Terrorismo e postmodernità.

Pochi giorni dopo la barbara strage compiuta dai terroristi islamici durante l’assalto a Charlie Hebdo, sono rimasto molto colpito da un’intervista, trasmessa da Rainews24, che lo scrittore Fulvio Abbate aveva fatto, qualche tempo prima, ad uno dei vignettisti uccisi, George Wolinsky.

All’inizio di questo breve filmato, Abbate poneva a Wolinsky una di quelle domande impossibili che si fanno solamente ai grandi intellettuali: “Ti voglio chiedere solo una cosa…qual è il futuro dell’umanità?”. Dopo aver fatto una comprensibile smorfia (come a dire: “Che ne so io?”) e aver iniziato con un generico e banale discorso sul progresso, il vignettista ha detto tre frasi che mi sono rimaste impresse; tre frasi che ribadivano lo stesso concetto e che, evidentemente, rappresentavano il suo vero pensiero, la sua convinzione più profonda: “Io so qual è il mio futuro, il mio futuro è morire”, “E’ necessario anche dire all’umanità che un giorno morirà” e infine, proprio a conclusione dell’intervista, un lapidario: “Il futuro è la morte”.

Strage Charlie Hebdo, intervista a Wolinski di Fulvio Abbate

Subito dopo aver sentito queste parole mi sono chiesto: “E se uno dei fattori scatenanti del terrorismo islamico fosse questo radicale nichilismo?”

Cosa abbiamo da offrire noi, oggi, alle migliaia di persone che approdano ogni anno in Europa? Che cosa può dare la cultura occidentale ai figli e ai nipoti di quegli immigrati, spesso musulmani, che vivono da noi ormai da decenni e sembrano perfettamente integrati?

Dopo ogni attacco terroristico i nostri leaders politici si producono in altisonanti discorsi di circostanza, affermando che l’obiettivo dei terroristi sono i nostri valori, le nostre libertà e che, ovviamente, noi non ci faremo impaurire e alla fine raggiungeremo l’immancabile vittoria.

Dopo aver ascoltato l’intervista a Wolinsky ho capito perché nessuno di quei discorsi mi ha mai convinto, perché quelle parole mi sono sempre sembrate vuote.

Quali sono le fondamenta della nostra cultura? Quali i valori e gli ideali che possiamo proporre a chi viene da culture diverse?

Cosa è rimasto delle tre parole d’ordine della Rivoluzione francese?

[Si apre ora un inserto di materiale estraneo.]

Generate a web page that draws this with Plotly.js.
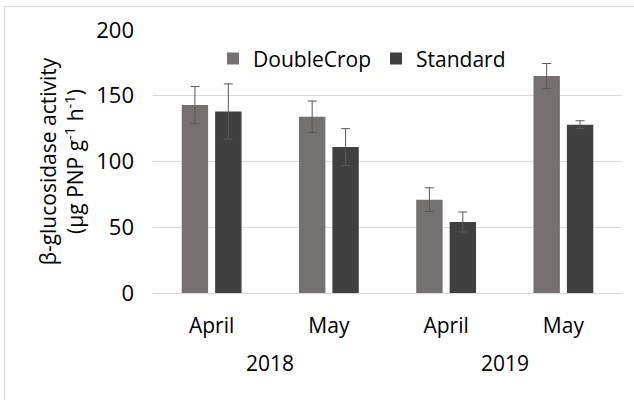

La liberté che abbiamo concretamente realizzato è la libertà di fare e di essere ciò si vuole, riservata però solo agli individui che hanno i soldi necessari per permetterselo; l’egalité è unicamente l’uguaglianza formale nei diritti, cui corrispondono differenze sostanziali che arrivano spesso fino al punto di negarli; la fraternité semplicemente non esiste, se non all’interno delle ristrette e sempre più “liquide” mura della famiglia o del gruppo di amici.

Agli ideali dell’illuminismo abbiamo sostituito un progresso materiale che è senz’altro positivo, ma che non può, da solo, costituire il fulcro della società e l’orizzonte di senso delle vite individuali.

Degli “inalienabili diritti” delle dichiarazioni settecentesche, l’unico a godere di buona salute e ad innervare i nostri pensieri e le nostre azioni è la “ricerca della felicità”; una felicità, però, sempre più terrena e immanente all’individuo ed al suo ristretto ed incerto orizzonte temporale. Una felicità “usa e getta”, da raggiungere “qui ed ora”, ma che, per quanto ci affanniamo a renderla presente, rimane sempre relegata in un tempo tanto più disperatamente futuro quanto più ci appare prossimo: “…solo ad una lacrima da qui”.

Si può costruire una società civile, multietnica e multiculturale, su una felicità del genere? Si possono integrare le persone sul nulla?

E’ stato giustamente detto che il fondamentalismo islamico dell’ISIS è un’ideologia di morte, ma intanto fornisce a centinaia e centinaia di persone sradicate, disorientate e disperate un motivo per vivere e per morire (oltre che, purtroppo, per uccidere degli innocenti); fornisce, sicuramente in modo distorto e inaccettabile, un orizzonte di senso: qualcosa di più grande, rispetto alla propria vita individuale, per cui combattere.

Quello che, per gli uomini del medioevo, era la “salvezza dell’anima” e, per gli illuministi, gli ideali condensati nel motto della Rivoluzione francese.

E noi, oggi, cosa abbiamo da offrire?